Recording by Evelyn Loehrlein (flute) and Sidney King (double bass)
King Tango is not a traditional tango, such as might be used to accompany dance, but is instead my impression of the spirit or essence of the tango, both the dance and its musical traditions. Listeners who have a passing familiarity with the tango as dance music will recognize here subtle fragments of rhythms and dramatic impulses.
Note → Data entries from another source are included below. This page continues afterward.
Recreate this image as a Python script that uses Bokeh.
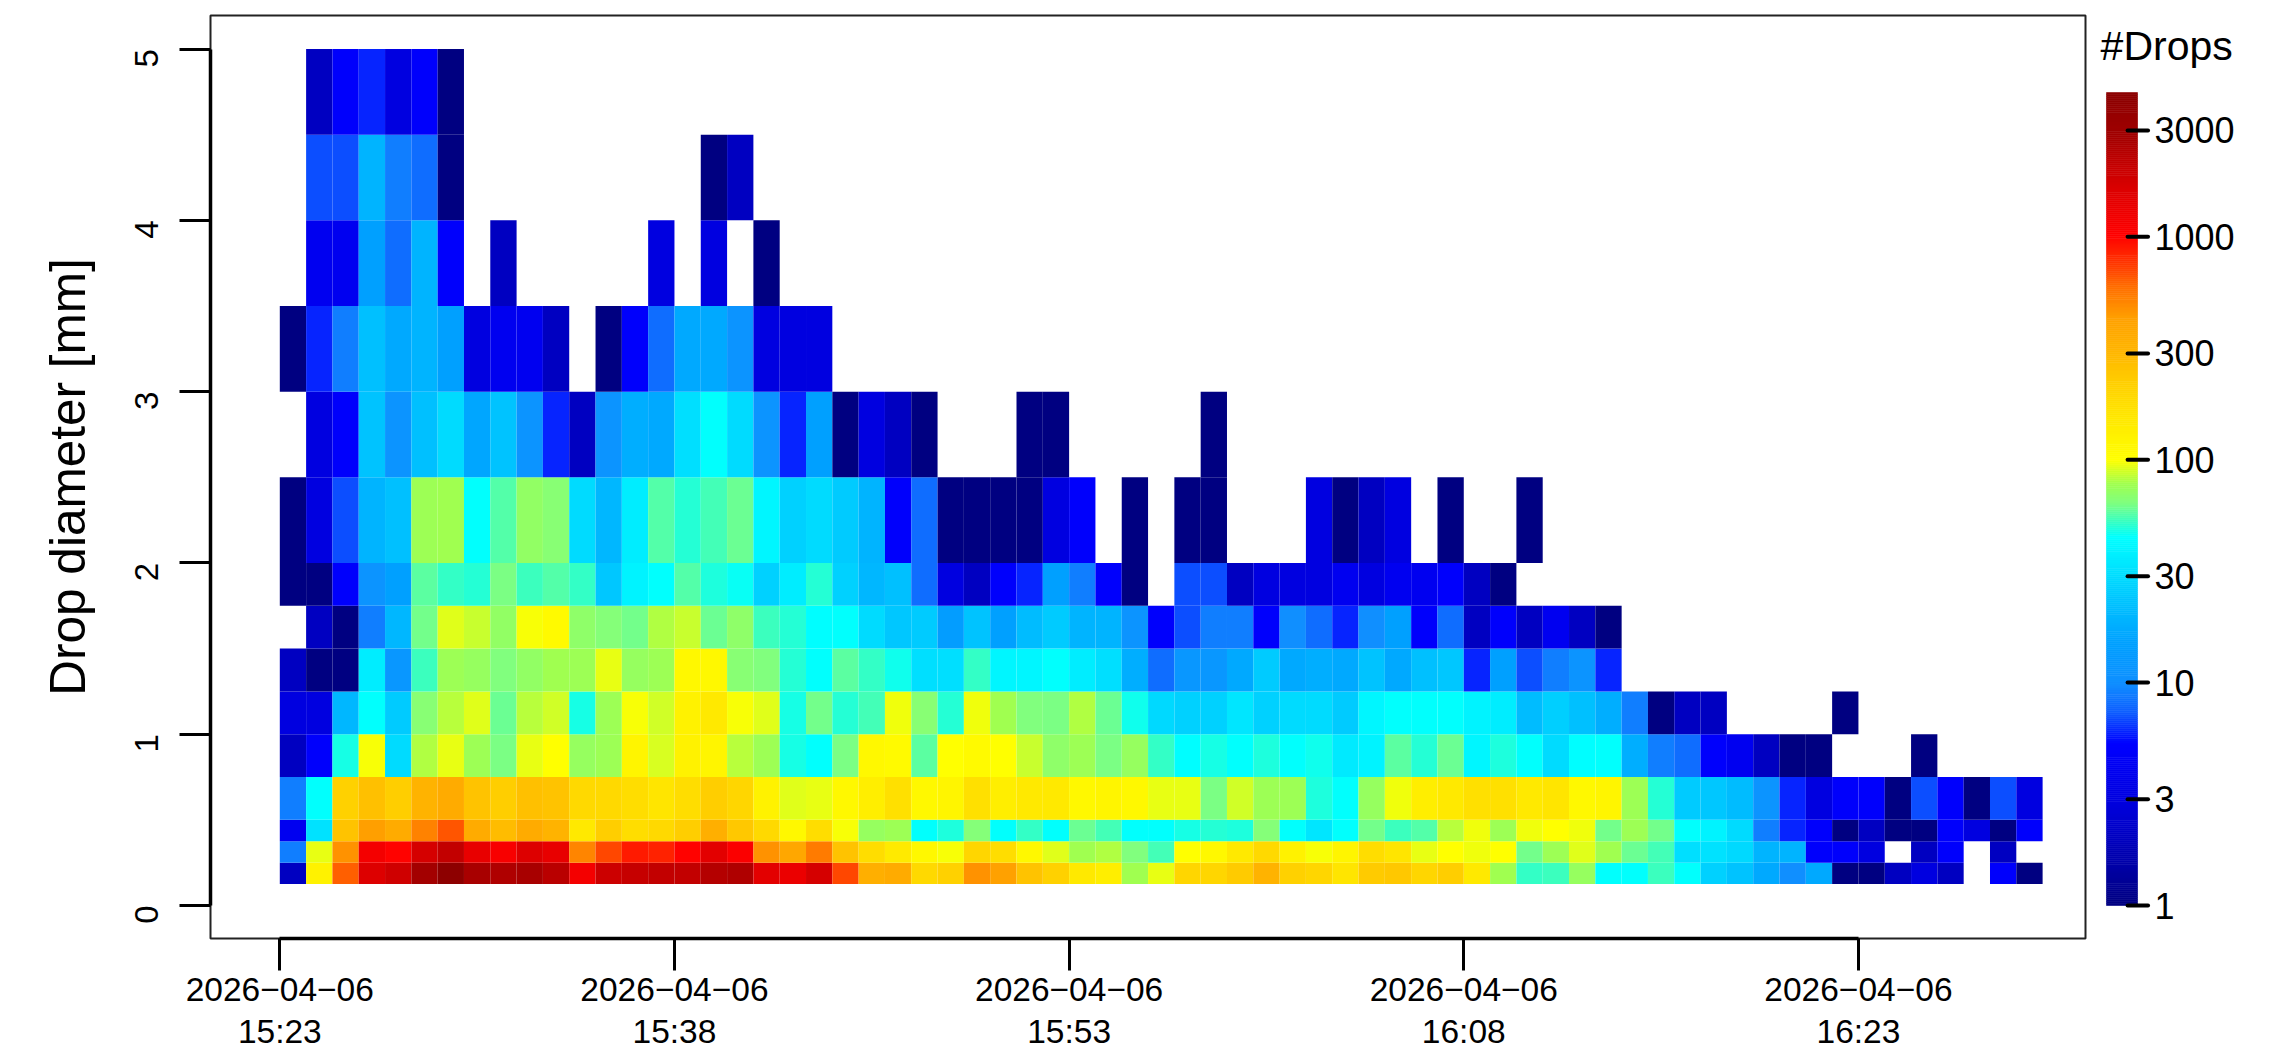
import math
import numpy as np
from bokeh.core.properties import value
from bokeh.embed import file_html
from bokeh.layouts import row
from bokeh.models import ColumnDataSource, FixedTicker, LogColorMapper, Range1d
from bokeh.plotting import figure
from bokeh.resources import INLINE

FONT = "Liberation Sans"

# Diameter bin edges [mm]
diameter_edges = [0.125, 0.25, 0.375, 0.5, 0.75, 1.0, 1.25, 1.5, 1.75, 2.0, 2.5, 3.0, 3.5, 4.0, 4.5, 5.0]

# Drop counts per minute column (first column 15:23), one list per diameter bin; 0 = no drops
d_0125 = [2,130,640,1600,1840,2840,4300,2690,2520,2690,2330,1200,1930,2060,2150,2150,2430,2520,1520,1350,1760,713,340,360,
          192,212,475,425,256,212,152,138,78,94,202,202,232,320,212,202,162,232,244,202,222,152,78,52,53,74,45,45,53,45,27,23,17,10,17,1,1,2,3,2,0,5,1]
d_0250 = [9,94,475,1200,1000,1760,2150,1420,1120,1600,1420,520,713,900,850,1000,1520,1080,475,385,545,256,182,150,
          114,98,202,182,114,92,78,81,64,55,100,114,152,192,130,98,122,182,162,94,100,96,100,62,76,92,78,60,55,31,32,29,19,19,5,5,3,0,2,5,0,2,0]
d_0375 = [4,32,256,440,360,530,660,360,280,360,320,152,222,182,192,222,340,244,192,114,182,98,74,76,
          45,49,66,45,52,45,60,55,45,45,48,50,49,66,45,34,45,62,54,57,83,96,76,96,100,96,62,76,62,45,39,30,9,6,5,1,2,1,1,5,3,1,5]
d_0500 = [9,45,212,268,222,320,360,256,222,268,256,192,192,182,162,182,222,202,130,92,94,114,138,172,
          114,122,172,138,152,152,114,122,114,94,94,63,89,76,76,49,45,74,96,138,152,172,172,152,162,114,122,76,50,25,24,21,11,6,3,5,5,1,7,5,1,7,3]
d_0750 = [2,5,48,98,30,81,94,76,63,94,100,74,76,122,90,130,122,83,76,48,45,63,114,110,
          58,100,110,100,86,70,76,63,74,52,44,48,45,49,45,47,35,39,58,50,61,41,49,45,30,44,45,18,9,8,5,4,2,1,1,0,0,0,1]
d_1000 = [3,3,20,45,25,68,83,92,60,83,89,48,76,98,89,130,152,98,92,48,62,50,55,96,
          68,50,96,78,64,63,81,60,47,29,27,27,34,27,30,30,25,41,45,45,45,39,37,21,26,22,18,9,1,2,2,0,0,0,0,1]
d_1250 = [2,1,1,37,12,54,76,74,64,72,78,76,94,74,76,114,114,68,64,50,45,58,52,47,
          31,31,52,41,41,45,37,31,18,8,12,12,17,25,17,18,17,23,17,22,24,6,15,7,9,11,6]
d_1500 = [0,2,1,9,20,62,92,86,72,98,108,70,66,62,81,86,60,70,54,50,44,45,30,24,
          25,14,23,15,21,25,19,19,11,5,7,9,9,5,10,8,6,10,15,5,8,2,5,2,4,2,1]
d_1750 = [1,1,5,11,15,58,52,50,63,54,57,52,24,39,45,57,49,46,27,37,50,27,20,22,
          8,3,2,5,6,15,9,5,1,0,7,7,2,3,3,3,4,3,4,4,5,2,1]
d_2000 = [1,3,7,19,22,76,78,45,57,72,68,30,20,37,57,50,55,60,41,27,30,25,19,5,
          8,1,1,1,1,3,5,0,1,0,1,1,0,0,0,3,1,2,3,0,1,0,0,1]
d_2500 = [0,3,5,23,11,22,30,16,23,11,6,2,11,18,17,31,45,30,11,6,15,1,3,2,1,0,0,0,1,1,0,0,0,0,0,1]
d_3000 = [1,6,9,22,17,19,15,3,4,4,2,0,1,5,8,17,17,11,3,3,3]
d_3500 = [0,4,4,15,8,19,5,0,2,0,0,0,0,0,3,0,3,0,1]
d_4000 = [0,7,7,19,9,8,1,0,0,0,0,0,0,0,0,0,1,2]
d_4500 = [0,2,5,6,3,5,1]
counts_by_bin = [d_0125, d_0250, d_0375, d_0500, d_0750, d_1000, d_1250, d_1500, d_1750, d_2000,
                 d_2500, d_3000, d_3500, d_4000, d_4500]

# Axis ticks
time_tick_minutes = [0, 15, 30, 45, 60]
time_tick_dates = ["2026\u221204\u221206"] * 5
time_tick_times = ["15:23", "15:38", "15:53", "16:08", "16:23"]
diameter_ticks = [0, 1, 2, 3, 4, 5]

# Colour scale: logarithmic from 1 to the largest count
scale_ticks = [1, 3, 10, 30, 100, 300, 1000, 3000]
scale_low = 1
scale_high = 4440
colour_stop_values = [1, 2, 3, 5.3, 7.4, 10, 15, 22, 30, 45, 52, 64, 78, 100, 155, 220, 309, 434, 592, 728, 1024,
                      1454, 2199, 2905, 4440]
colour_stops = ["#000080", "#0000c0", "#0000e0", "#0000ff", "#0f5fff", "#1090ff", "#00a0ff", "#00bfff", "#00dcff",
                "#00ffff", "#30ffc8", "#80ff80", "#a0ff50", "#ffff00", "#ffe800", "#ffcf00", "#ffb500", "#ffa000",
                "#ff7000", "#ff4000", "#ff0000", "#e60000", "#c00000", "#a00000", "#8b0000"]

rgb = np.array([[int(c[i:i + 2], 16) for i in (1, 3, 5)] for c in colour_stops], dtype=float)
N = 400
log_edges = np.linspace(np.log10(scale_low), np.log10(scale_high), N + 1)
log_mid = 0.5 * (log_edges[:-1] + log_edges[1:])
log_stops = np.log10(colour_stop_values)
palette = ["#%02x%02x%02x" % tuple(int(round(np.interp(g, log_stops, rgb[:, k]))) for k in range(3))
           for g in log_mid]
mapper = LogColorMapper(palette=palette, low=scale_low, high=scale_high)

left, right, bottom, top, count = [], [], [], [], []
for b, counts in enumerate(counts_by_bin):
    for m, n in enumerate(counts):
        if n > 0:
            left.append(m)
            right.append(m + 1)
            bottom.append(diameter_edges[b])
            top.append(diameter_edges[b + 1])
            count.append(n)
cells = ColumnDataSource(dict(left=left, right=right, bottom=bottom, top=top, count=count))

p = figure(width=2090, height=1050, frame_width=1875, frame_height=923, output_backend="svg", toolbar_location=None,
           x_range=Range1d(-2.634, 68.63), y_range=Range1d(-0.1926, 5.196),
           min_border_left=210, min_border_right=5, min_border_top=15, min_border_bottom=112)
p.quad(left="left", right="right", bottom="bottom", top="top", source=cells,
       fill_color={"field": "count", "transform": mapper}, fill_alpha=1.0, line_color=None)

p.grid.visible = False
p.outline_line_color = "#222222"
p.outline_line_width = 2
p.background_fill_color = "white"
p.border_fill_color = "white"

xa = p.xaxis[0]
xa.ticker = FixedTicker(ticks=time_tick_minutes)
xa.major_label_overrides = {m: d + "\n" + t for m, d, t in zip(time_tick_minutes, time_tick_dates, time_tick_times)}
xa.bounds = (time_tick_minutes[0], time_tick_minutes[-1])
xa.axis_line_width = 3.5
xa.axis_line_color = "black"
xa.major_tick_in = 0
xa.major_tick_out = 32
xa.major_tick_line_width = 3
xa.major_tick_line_color = "black"
xa.minor_tick_line_color = None
xa.major_label_text_font = FONT
xa.major_label_text_font_size = "33.5px"
xa.major_label_text_color = "black"
xa.major_label_standoff = 0
xa.major_label_text_line_height = 1.15

ya = p.yaxis[0]
ya.ticker = FixedTicker(ticks=diameter_ticks)
ya.bounds = (diameter_ticks[0], diameter_ticks[-1])
ya.axis_line_width = 3.5
ya.axis_line_color = "black"
ya.major_tick_in = 0
ya.major_tick_out = 31
ya.major_tick_line_width = 3
ya.major_tick_line_color = "black"
ya.minor_tick_line_color = None
ya.major_label_orientation = math.pi / 2
ya.major_label_text_font = FONT
ya.major_label_text_font_size = "33px"
ya.major_label_text_color = "black"
ya.major_label_standoff = 33
ya.axis_label = "Drop diameter [mm]"
ya.axis_label_text_font = FONT
ya.axis_label_text_font_size = "49.5px"
ya.axis_label_text_font_style = "normal"
ya.axis_label_text_color = "black"
ya.axis_label_standoff = 26

# Colour bar: y is log10(count); it shares the frame's vertical extent, and the ranges are
# padded so that the bar sits inside that frame
cb = figure(width=189, height=1050, frame_width=189, frame_height=923, output_backend="svg", toolbar_location=None,
            x_range=Range1d(-0.516, 5.58), y_range=Range1d(-0.148, 3.993),
            x_axis_location=None, y_axis_location=None,
            min_border_left=0, min_border_right=0, min_border_top=15, min_border_bottom=112)
cb.quad(left=0, right=1, bottom=log_edges[:-1], top=log_edges[1:], fill_color=palette, fill_alpha=1.0,
        line_color=palette, line_width=0.6)
tick_levels = [float(np.log10(v)) for v in scale_ticks]
cb.segment(x0=0.68, x1=1.34, y0=tick_levels, y1=tick_levels, line_color="black", line_width=4, line_cap="round")
cb.text(x=1.548, y=tick_levels, text=[str(v) for v in scale_ticks], text_font=value(FONT),
        text_font_size=value("36px"), text_color="black", text_baseline="middle", text_align="left")
cb.text(x=[-0.19], y=[3.856], text=["#Drops"], text_font=value(FONT), text_font_size=value("41px"),
        text_color="black", text_baseline="alphabetic", text_align="left")
cb.grid.visible = False
cb.outline_line_color = None
cb.background_fill_color = "white"
cb.border_fill_color = "white"

layout = row(p, cb, spacing=0)
open("out.html", "w").write(file_html(layout, INLINE))
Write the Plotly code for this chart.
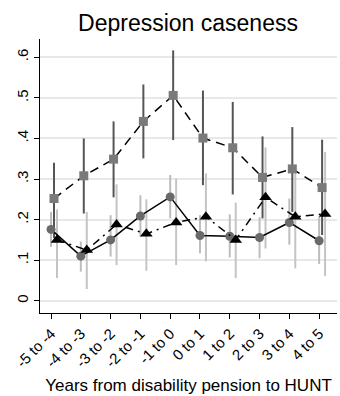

A brief work of about four minutes, King Tango opens with solo bass issuing to its flute partner a bold invitation or call to dance. As the two begin to dance, they take passionate, virtuosic liberties with the traditional forms, stretching, pulling, and floating beyond the bounds of expectations, yet always returning eventually to a subtle essence of the tango. Because the tango strikes me as a particularly dramatic dance, King Tango embraces the sudden, contrasting gesture within larger impulses. In watching virtuoso dancers of tango, I sense an improvisatory playfulness and a brilliant mercuriality, the essence of which I sought to capture in King Tango. Much like traditional dancers frequently do, our musical dancers ultimately conclude with sensuous, yet elegant bows.
King Tango was commissioned and premiered by Sidney King, Professor of Double Bass at the University of Louisville and former Assistant Principal Bassist of the Louisville Orchestra.